01/02/2006 - Wireless Sensor Networks

CMI's Smart Infrastructure KIC is running an interactive workshop to provide an overview of Wireless Sensor Technology and concentrate on how it can be applied to civil engineering applications.

 

CMI's Smart Infrastructure KIC is a community of researchers at Cambridge and MIT, working with industrial partners to develop and test innovative new sensor systems to monitor infrastructure both above and below ground. Our work has many applications - in piles, tunnels, pipelines, highway slopes and reservoirs, to name but a few.

Background

CMI's Smart Infrastructure KIC has been researching a number of ways of improving our capabilities for efficiently maintaining and protecting infrastructure. Whether in the form of buildings, tunnels or bridges, infrastructure is liable to deteriorate as it ages. And it can be affected by movement in the surrounding / supporting ground, either caused by natural events - such as flood, heave or landslip - or third-party activities, such as new construction taking place close to existing infrastructure. These failures can have complex causes and catastrophic consequences. Reactive response/ maintenance can be expensive, but the new development of new hardware and new monitoring technologies offers an increase in our ability to monitor and manage infrastructure, at lower cost.
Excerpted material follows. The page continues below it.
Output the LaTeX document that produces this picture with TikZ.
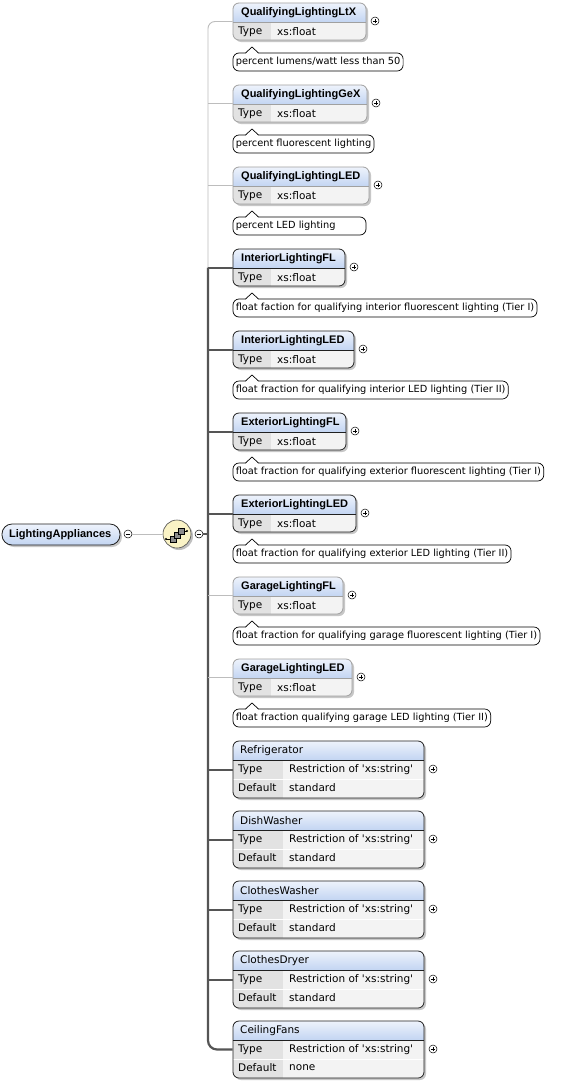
\documentclass[tikz,border=0pt]{standalone}
\usepackage{fontspec}
\setmainfont{DejaVu Sans}
\newfontfamily\namefam{Liberation Sans}
\usetikzlibrary{fit}
\definecolor{hdrtop}{HTML}{EEF3FC}
\definecolor{hdrbot}{HTML}{C3D5F2}
\definecolor{rowval}{HTML}{F3F3F3}
\definecolor{rowlab}{HTML}{E2E2E2}
\definecolor{optb}{HTML}{A0A0A0}
\definecolor{reqb}{HTML}{202020}
\definecolor{busdark}{HTML}{555555}
\definecolor{buslight}{HTML}{BDBDBD}
\definecolor{seqfill}{HTML}{FAF3C6}
\tikzset{
  namefont/.style={font=\namefam\fontsize{11}{12}\selectfont\bfseries, inner sep=0pt, anchor=west},
  bnamefont/.style={font=\fontsize{10.5}{12}\selectfont, inner sep=0pt, anchor=west},
  cellfont/.style={font=\fontsize{10.5}{12}\selectfont, inner sep=0pt, anchor=west},
  annfont/.style={font=\fontsize{9.8}{12}\selectfont, inner sep=0pt, anchor=west},
  annbox/.style={draw=black, line width=0.7pt, rounded corners=6pt,
     inner xsep=2.6pt, inner ysep=0pt, minimum height=18pt},
  pm/.style={circle, draw=black, fill=white, line width=0.5pt, minimum size=8pt, inner sep=0pt},
  optline/.style={draw=buslight, line width=0.9pt},
  reqline/.style={draw=busdark, line width=2.2pt},
  shadowfill/.style={fill=black!22, rounded corners=6pt},
}
% simple element: id, top, right, border colour, name, annotation text
\newcommand\felem[6]{%
  \fill[shadowfill] (235,{#2+2}) rectangle ({#3+2},{#2+39});
  \begin{scope}
    \clip[rounded corners=6pt] (233,#2) rectangle (#3,{#2+37});
    \shade[top color=hdrtop,bottom color=hdrbot] (233,#2) rectangle (#3,{#2+19});
    \fill[rowval] (233,{#2+19}) rectangle (#3,{#2+37});
    \fill[rowlab] (233,{#2+19}) rectangle (271,{#2+37});
  \end{scope}
  \draw[#4, line width=0.4pt] (233,{#2+19}) -- (#3,{#2+19});
  \node[fit={(233,#2) (#3,{#2+37})}, inner sep=0pt, draw=#4, line width=0.8pt, rounded corners=6pt] (#1) {};
  \node[namefont] (#1n) at (241,{#2+10}) {#5};
  \node[cellfont] (#1t) at (238,{#2+28.5}) {Type};
  \node[cellfont] (#1v) at (277,{#2+28.5}) {xs:float};
  \node[pm] (#1p) at ({#3+9},{#2+18}) {};
  \draw[line width=0.5pt] ([xshift=-2.2pt]#1p.center) -- ([xshift=2.2pt]#1p.center)
        ([yshift=-2.2pt]#1p.center) -- ([yshift=2.2pt]#1p.center);
  \node[annfont] (#1x) at (235.6,{#2+59}) {#6};
  \coordinate (#1m) at ({#3-5.6},{#2+59});
  \node[annbox, fit={(#1x) (#1m)}] (#1a) {};
  \fill[white] (245.5,{#2+50.8}) -- (252,{#2+44}) -- (258.5,{#2+50.8}) -- cycle;
  \draw[line width=0.7pt, line join=miter] (245.5,{#2+50}) -- (252,{#2+44}) -- (258.5,{#2+50});
}
% large element: id, top, name, default
\newcommand\belem[4]{%
  \fill[shadowfill] (235,{#2+2}) rectangle (426,{#2+59});
  \begin{scope}
    \clip[rounded corners=6pt] (233,#2) rectangle (424,{#2+57});
    \shade[top color=hdrtop,bottom color=hdrbot] (233,#2) rectangle (424,{#2+19});
    \fill[rowval] (233,{#2+19}) rectangle (424,{#2+57});
    \fill[rowlab] (233,{#2+19}) rectangle (283,{#2+57});
    \draw[white, line width=1pt] (233,{#2+38}) -- (424,{#2+38});
  \end{scope}
  \draw[reqb, line width=0.4pt] (233,{#2+19}) -- (424,{#2+19});
  \node[fit={(233,#2) (424,{#2+57})}, inner sep=0pt, draw=reqb, line width=0.8pt, rounded corners=6pt] (#1) {};
  \node[bnamefont] (#1n) at (240,{#2+10}) {#3};
  \node[cellfont] (#1t) at (238,{#2+28.5}) {Type};
  \node[cellfont] (#1v) at (289,{#2+28.5}) {Restriction of \textquotesingle xs:string\textquotesingle};
  \node[cellfont] (#1d) at (238,{#2+47}) {Default};
  \node[cellfont] (#1w) at (289,{#2+47}) {#4};
  \node[pm] (#1p) at (433,{#2+28}) {};
  \draw[line width=0.5pt] ([xshift=-2.2pt]#1p.center) -- ([xshift=2.2pt]#1p.center)
        ([yshift=-2.2pt]#1p.center) -- ([yshift=2.2pt]#1p.center);
}
\begin{document}
\begin{tikzpicture}[x=1pt,y=-1pt]
\useasboundingbox[fill=white] (0,0) rectangle (569,1082);
\coordinate (bus) at (208,0);

% elements
\felem{e1}{3}{366}{optb}{QualifyingLightingLtX}{percent lumens/watt less than 50}
\felem{e2}{85}{367}{optb}{QualifyingLightingGeX}{percent fluorescent lighting}
\felem{e3}{167}{369}{optb}{QualifyingLightingLED}{percent LED lighting}
\felem{e4}{249}{345}{reqb}{InteriorLightingFL}{float faction for qualifying interior fluorescent lighting (Tier I)}
\felem{e5}{331}{354}{reqb}{InteriorLightingLED}{float fraction for qualifying interior LED lighting (Tier II)}
\felem{e6}{413}{346}{reqb}{ExteriorLightingFL}{float fraction for qualifying exterior fluorescent lighting (Tier I)}
\felem{e7}{495}{356}{reqb}{ExteriorLightingLED}{float fraction for qualifying exterior LED lighting (Tier II)}
\felem{e8}{577}{343}{optb}{GarageLightingFL}{float fraction for qualifying garage fluorescent lighting (Tier I)}
\felem{e9}{659}{352}{optb}{GarageLightingLED}{float fraction qualifying garage LED lighting (Tier II)}
\belem{e10}{741}{Refrigerator}{standard}
\belem{e11}{811}{DishWasher}{standard}
\belem{e12}{881}{ClothesWasher}{standard}
\belem{e13}{951}{ClothesDryer}{standard}
\belem{e14}{1021}{CeilingFans}{none}

% bus
\draw[optline, rounded corners=7pt] (e1.west) -| (bus |- e4.west);
\draw[optline] (bus |- e2.west) -- (e2.west);
\draw[optline] (bus |- e3.west) -- (e3.west);
\draw[reqline, rounded corners=9pt] (bus |- e4.west) -- (bus |- e14.west) -- (e14.west);
\foreach \e in {e4,e5,e6,e7,e10,e11,e12,e13}{\draw[reqline, line width=2pt] (bus |- \e.west) -- (\e.west);}
\draw[optline] (bus |- e8.west) -- (e8.west);
\draw[optline] (bus |- e9.west) -- (e9.west);

% root
\fill[black!22, rounded corners=10pt] (4,526) rectangle (122,547);
\node[fit={(2,524) (120,545)}, inner sep=0pt, draw=reqb, line width=0.8pt, rounded corners=10pt, top color=hdrtop, bottom color=hdrbot] (root) {};
\node[namefont] (rootn) at (9,534.5) {LightingAppliances};
\node[pm] (rm) at (128,534) {};
\draw[line width=0.5pt] ([xshift=-2.2pt]rm.center) -- ([xshift=2.2pt]rm.center);
% sequence compositor
\fill[black!25] (179,536) circle (14);
\node[circle, draw=black!70, fill=seqfill, line width=0.6pt, minimum size=28pt, inner sep=0pt] (seq) at (177,534) {};
\node[pm] (sm) at (199,534) {};
\draw[line width=0.5pt] ([xshift=-2.2pt]sm.center) -- ([xshift=2.2pt]sm.center);
\draw[optline] (rm) -- (seq);
\draw[busdark, line width=1.2pt] (sm) -- (bus |- sm);
% icon inside compositor
\draw[line width=0.6pt] (166,539) -- (170,539) (180,531) -- (187,531);
\fill (166,539) circle (1.2) (187,531) circle (1.2);
\draw[fill=black!45, line width=0.5pt] (170,536) rectangle (176,542);
\draw[fill=black!45, line width=0.5pt] (174,532) rectangle (180,538);
\draw[fill=black!45, line width=0.5pt] (178,528) rectangle (184,534);
\end{tikzpicture}
\end{document}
Our researchers are evaluating three technologies that can help us: wireless - which offers new models for monitoring, MEMS - which offers functionality alongside miniaturisation and low power consumption, and optical fibre sensor technologies - which offer a full strain profile over long distances (eg of tunnels and pipelines).

Wireless Workshop

On 1st - 2nd February 2006, we are running an interactive workshop to provide an overview of Wireless Sensor Technology and concentrate on how it can be applied to civil engineering applications.

Currently the number, location, reading frequency and even type of sensors that engineers can use to monitor infrastructure have been limited by the ability to obtain data from them. Being able to communicate wirelessly with a network of sensors offers the possibility of mining high density, multi-parameter, real time data from them. This would revolutionise the way engineers install and use sensors for monitoring and condition assessment of infrastructure.

We have run a number of field trials of such wireless sensor networks, including a recent field deployment for the Boston Water and Sewerage Company which provided real time data for different parameters accessed through a website. We shall be reporting on this work at the event. Such field trials provide valuable insights into current state-of-the art wireless sensor networks, so we will follow up our presentations and demonstrations by working with participants - from a variety of disciplines - to identify their requirements for a generic platform that can be used to make informed engineering decisions.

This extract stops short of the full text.